Pembatasan di lingkungan warga tanpa ketegasan untuk mengurangi mobilitas di tempat publik akan tetap berisiko penularan.
Sementara kasus positif Covid-19 aktif di Jakarta masih cukup tinggi. Hingga 15 Februari, sebanyak 265 dari total 267 kelurahan di DKI Jakarta tercatat memiliki kasus positif Covid-19. Pemprov DKI Jakarta merinci sebanyak 82 lingkungan RW berstatus zona merah per 4 Februari.
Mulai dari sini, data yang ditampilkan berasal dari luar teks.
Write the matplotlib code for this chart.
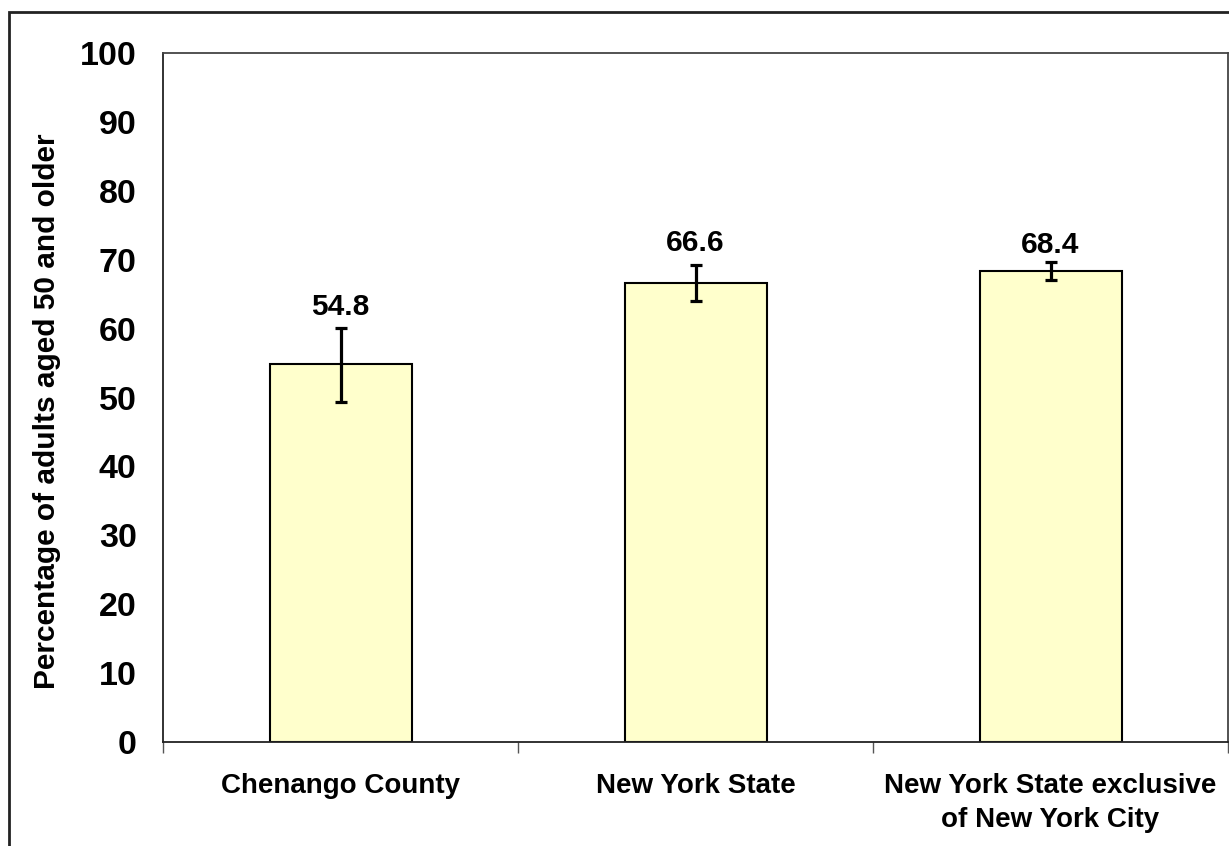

Epidemiolog dari Fakultas Kesehatan Masyarakat Universitas Indonesia, Tri Yunis Miko, memandang, pembatasan mikro masih menyisakan celah mobilitas warga. Selama mobilitas itu belum berkurang, masih akan ada potensi penularan Covid-19.
Tri menyarankan potensi kerumunan di angkutan publik, kantor, dan fasilitas umum harus tetap diantisipasi. Pelonggaran mobilitas di tempat berpotensi kerumunan akan menyebabkan risiko penambahan kasus lagi.
”Pembatasan di lingkungan warga tanpa ketegasan untuk mengurangi mobilitas di tempat publik akan tetap berisiko penularan. Pembatasan mobilitas jangan lagi setengah-setengah,” ujarnya.